Вечер. Ну что я буду с собой делать? Люблю и все тут. А может, это и не так? Может быть, я все это так только выдумала? И почему именно его? Неужели из всех кадет никого нет получше его? Ну да это пустой вопрос. Только бы теперь познакомиться с ним поближе. Да как привлечь его к себе? Я ведь не м<ада>м Калинович, не хорошенькая, не изящная и нет во мне такой развязности и веселости; а он, как не напускает меланхолию, а все-таки совсем еще мальчишка и любит повеселиться. Смешной он какой-то: самый маленький в роте, и зовут его кадеты: «Николай Николаевич» — в насмешку, конечно; и обращаются с ним как со своим соратником, а не как со старшим кадетом. Да и ему, по-видимому, интереснее бывать с 6-ой ротой. А мне в нем что-то нравится. А все-таки влюбляться — совсем глупо. Не нравится мне только то, что на последнем вечере он ни разу не танцевал со мной и все бегал за м<ада>м Калинович. Этого я ему, конечно, никогда не прощу. Это я-то? Ох, как смешно! Я на какие штуки пустилась. Еще мне очень не нравится, что он страшный консерватор; конечно, монархического толка. Хотя я уверена, даже не сомневаюсь, что это у него, как у всех кадет, просто напускное, непродуманное… А все-таки, в смешное положение я попалась. Пожалуй, это отразится на моих занятиях.
7 марта 1923. Среда
4-я рота волнуется. Происходит в ней что-то странное. Недавно они «обложили» одного корабельного гардемарина, своего отделенного начальника — Стрекаловского. Этот Стрекаловский — один из обычных идиотов Морского Корпуса. Сыплются у них винтовки и карцеры[261] так, что не хватает времени для занятий. Серьезно. Завали шин предлагал на Совете сократить число уроков, так как кадетам некогда стоять под винтовкой, и наказания задерживаются по неделям! Еще Стрекаловский говорил в роте, что морякам образования не надо, а надо только военный лоск. Отношение к кадетам начальства, особенно мичманов, скверное; и вот у них накипело, и они не выдержали. Когда вечером Стрекаловский пришел в роту, то его встретили свистками и руганью. Он начал говорить, ею заглушили. Он вышел, и вслед ему посыпались куски мыла, табак, танки и т. д. Это, конечно, дело семейное, официально об этом никто не знает, но последствия чувствуются: чуть ли не полроты или под арестом, или под винтовкой. Наказания сыплются за каждую мелочь. Напр<имер>, один кадет рассказал об этом Матвееву и попал под арест; другой, Зубович, после молитвы, когда один из их мичманов не сказал роте обычного: «Спокойной ночи», сказал: «И этот обиделся», получил неимоверное число винтовки «за мещанское выражение», как записано в журнале. Многие кадеты из мещан, в том числе Зубович, страшно оскорбились этим и подали докладные записки об увольнении. За ротой установлена страшная слежка. Сам ротный командир Брискорн ходит подслушивать под окнами речи, и по Сфаяту бегает контролировать, где и кто из кадет был, зачем, в котором часу и надолго ли. Кадеты негодуют, страшно взволнованы, забросили занятия. Только об этом и говорят. Что-то мне кажется, что это не ограничится только одной 4-ой ротой.
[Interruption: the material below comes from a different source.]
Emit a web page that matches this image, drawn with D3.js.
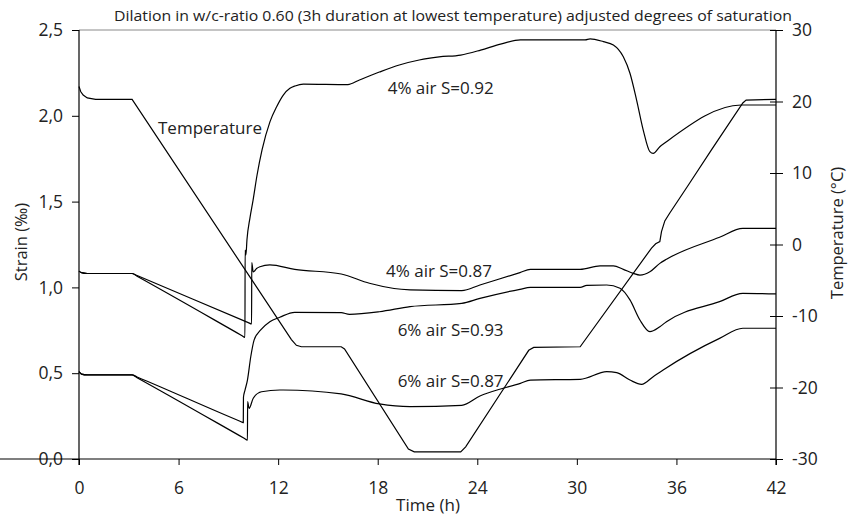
<!DOCTYPE html>
<html>
<head>
<meta charset="utf-8">
<script src="https://cdn.jsdelivr.net/npm/d3@7"></script>
<style>
  html, body { margin: 0; padding: 0; background: #fff; }
  svg { display: block; font-family: "Open Sans", "Noto Sans", sans-serif; }
</style>
</head>
<body>
<svg id="chart" width="850" height="519"></svg>
<script>
// ---- data (time in h, strain in ‰, temperature in °C) ----
const title = "Dilation in w/c-ratio 0.60 (3h duration at lowest temperature) adjusted degrees of saturation";
const timeTicks = [0, 6, 12, 18, 24, 30, 36, 42];
const strainTicks = [0, 0.5, 1.0, 1.5, 2.0, 2.5];
const tempTicks = [-30, -20, -10, 0, 10, 20, 30];

const temperature = [
  [0,22.1],[0.1,21.4],[0.25,20.9],[0.5,20.5],[1.0,20.3],[3.2,20.3],
  [12.8,-13.3],[13.1,-14.1],[13.4,-14.3],[15.8,-14.3],[16.0,-14.6],
  [19.85,-28.6],[20.2,-29.0],[23.0,-29.0],[23.3,-28.3],[27.1,-14.8],
  [27.4,-14.4],[30.2,-14.3],[34.5,-0.5],[34.75,0.1],[35.0,0.4],[35.1,1.8],
  [35.3,3.3],[35.6,4.4],[36.8,8.6],[38.1,13.2],[40.0,19.8],[40.2,20.2],[42,20.3]
];
const air4S092 = [
  [0,1.095],[0.15,1.086],[0.5,1.081],[3.2,1.081],[3.5,1.065],[9.8,0.72],[10.0,0.709],[10.01,1.218],
  [10.06,1.19],[10.12,1.276],[10.30,1.404],[10.49,1.509],[10.73,1.655],[11.03,1.801],
  [11.51,1.966],[11.91,2.053],[12.31,2.121],[12.71,2.160],[13.02,2.174],[13.52,2.185],
  [16.2,2.182],[16.9,2.209],[18.1,2.255],[19.3,2.296],[20.5,2.325],[21.7,2.343],
  [23.0,2.354],[24.2,2.383],[25.4,2.418],[26.6,2.442],[30.5,2.442],[30.8,2.448],
  [31.6,2.432],[32.2,2.413],[32.8,2.344],[33.2,2.248],[33.6,2.092],[34.0,1.917],
  [34.4,1.791],[34.6,1.781],[35.0,1.82],[35.4,1.849],[39.9,2.063],[42,2.063]
];
const air4S087 = [
  [0,1.095],[0.15,1.086],[0.5,1.081],[3.2,1.081],[3.5,1.069],[10.2,0.795],[10.4,0.787],[10.41,1.144],
  [10.5,1.09],[10.7,1.11],[10.9,1.12],[11.5,1.131],[13.0,1.105],[15.8,1.078],
  [17.5,1.024],[19.95,0.985],[23.06,0.981],[24.16,1.014],[26.57,1.086],[27.2,1.105],
  [30.2,1.105],[31.4,1.125],[32.2,1.125],[32.8,1.105],[33.4,1.082],[33.8,1.072],
  [34.4,1.091],[35.0,1.14],[35.4,1.164],[38.6,1.292],[40.0,1.344],[42,1.344]
];
const air6S093 = [
  [0,0.509],[0.15,0.495],[0.5,0.49],[3.2,0.49],[3.5,0.478],[9.7,0.22],[9.9,0.212],[9.91,0.36],[10.0,0.40],
  [10.15,0.46],[10.35,0.596],[10.55,0.693],[10.95,0.752],[11.5,0.80],[12.1,0.826],
  [13.0,0.855],[15.8,0.853],[16.3,0.843],[18.1,0.858],[19.95,0.888],[23.06,0.907],
  [24.16,0.936],[26.57,0.989],[27.2,1.0],[30.2,1.0],[30.6,1.012],[31.8,1.014],
  [32.6,0.995],[33.2,0.927],[33.8,0.81],[34.4,0.742],[35.0,0.771],[35.4,0.80],
  [38.6,0.917],[40.0,0.965],[42,0.962]
];
const air6S087 = [
  [0,0.509],[0.15,0.495],[0.5,0.49],[3.2,0.49],[3.5,0.474],[9.95,0.121],[10.15,0.11],[10.16,0.334],[10.25,0.295],
  [10.5,0.354],[11.0,0.392],[12.1,0.402],[12.3,0.402],[15.8,0.379],[18.1,0.321],
  [19.95,0.305],[23.06,0.313],[24.16,0.367],[26.6,0.441],[27.2,0.46],[30.2,0.464],
  [31.8,0.509],[32.4,0.503],[33.2,0.46],[33.9,0.435],[34.6,0.48],[35.2,0.519],
  [38.6,0.703],[40.0,0.762],[42,0.762]
];
const seriesLabels = [
  { text: "Temperature", t: 4.76, v: 1.895 },
  { text: "4% air S=0.92", t: 18.6, v: 2.125 },
  { text: "4% air S=0.87", t: 18.5, v: 1.061 },
  { text: "6% air S=0.93", t: 19.2, v: 0.717 },
  { text: "6% air S=0.87", t: 19.2, v: 0.42 }
];

// ---- layout ----
const svg = d3.select("#chart");
const L = 79, R = 776, T = 30, B = 459;
const x = d3.scaleLinear().domain([0, 42]).range([L, R]);
const y = d3.scaleLinear().domain([0, 2.5]).range([B, T]);
const yT = d3.scaleLinear().domain([-30, 30]).range([B, T]);
const fmt = d => d3.format(".1f")(d).replace(".", ",");

// top border
svg.append("line").attr("x1", L).attr("x2", R).attr("y1", T).attr("y2", T)
  .attr("stroke", "#8a8a8a").attr("stroke-width", 1);

// left axis
const gL = svg.append("g").attr("transform", `translate(${L},0)`)
  .call(d3.axisLeft(y).tickValues(strainTicks).tickFormat(fmt).tickSize(7).tickPadding(9));
// right axis
const gR = svg.append("g").attr("transform", `translate(${R},0)`)
  .call(d3.axisRight(yT).tickValues(tempTicks).tickFormat(d => String(d)).tickSize(7).tickPadding(9));
gR.selectAll(".tick line").attr("x1", -6);
// bottom axis
const gB = svg.append("g").attr("transform", `translate(0,${B})`)
  .call(d3.axisBottom(x).tickValues(timeTicks).tickSize(6).tickPadding(17));

[gL, gR, gB].forEach(g => {
  g.select(".domain").attr("stroke", "#000").attr("stroke-width", 1.2);
  g.selectAll(".tick line").attr("stroke", "#000");
  g.selectAll(".tick text").attr("font-size", 17.5).attr("fill", "#222")
    .attr("font-family", "'Open Sans', sans-serif");
});
gL.select(".domain").attr("d", `M0,${T}V${B + 6}`);
gR.select(".domain").attr("d", `M0,${T}V${B + 6}`);
gB.select(".domain").attr("d", `M0,0H${R}`);

// lines
const lineS = d3.line().x(d => x(d[0])).y(d => y(d[1])).curve(d3.curveMonotoneX);
const lineT = d3.line().x(d => x(d[0])).y(d => yT(d[1])).curve(d3.curveLinear);
[air4S092, air4S087, air6S093, air6S087].forEach(s => {
  svg.append("path").datum(s).attr("d", lineS)
    .attr("fill", "none").attr("stroke", "#000").attr("stroke-width", 1.2);
});
svg.append("path").datum(temperature).attr("d", lineT)
  .attr("fill", "none").attr("stroke", "#000").attr("stroke-width", 1.2);

// series labels
svg.selectAll(".slabel").data(seriesLabels).enter().append("text")
  .attr("x", d => x(d.t)).attr("y", d => y(d.v))
  .attr("font-size", 17).attr("fill", "#222").text(d => d.text);

// title
svg.append("text").attr("x", 453).attr("y", 21).attr("text-anchor", "middle")
  .attr("font-size", 15).attr("textLength", 678).attr("lengthAdjust", "spacingAndGlyphs")
  .attr("fill", "#222").text(title);

// axis titles
svg.append("text").attr("transform", "translate(27,242) rotate(-90)")
  .attr("text-anchor", "middle").attr("font-size", 16.5).attr("fill", "#222").text("Strain (‰)");
svg.append("text").attr("transform", "translate(843,233) rotate(-90)")
  .attr("text-anchor", "middle").attr("font-size", 16.5).attr("fill", "#222").text("Temperature (°C)");
svg.append("text").attr("x", 428).attr("y", 511)
  .attr("text-anchor", "middle").attr("font-size", 17).attr("fill", "#222").text("Time (h)");
</script>
</body>
</html>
А на эскадре произошел недавно такой случай: была продана французам канонерная лодка «Грозный».[262] Русским было поручено отвести ее в Ферривиль.[263] Тогда два мичмана из чувства патриотизма (или просто по глупости) по дороге, даже не выходя из озера, в канале открыли какой-то люк и потопили ее. Правда, она только кормой села на мель, а нос торчал над водой, но «подвиг» был совершен. Для того чтобы вытащить, понадобилось тысяч пятьдесят, и это будет вычтено из русских денег. Оба мичмана преданы суду. А сегодня был приказ Беренса, что, мол, патриотизм вовсе не в том заключается, чтобы проданные корабли топить. Должно быть, эти господа эскадренные из такого же патриотизма, когда продавали «Добычу», испортили в ней машины и содрали все, что только возможно, вплоть до зеркал, умывальников и даже бархата на обивке![264]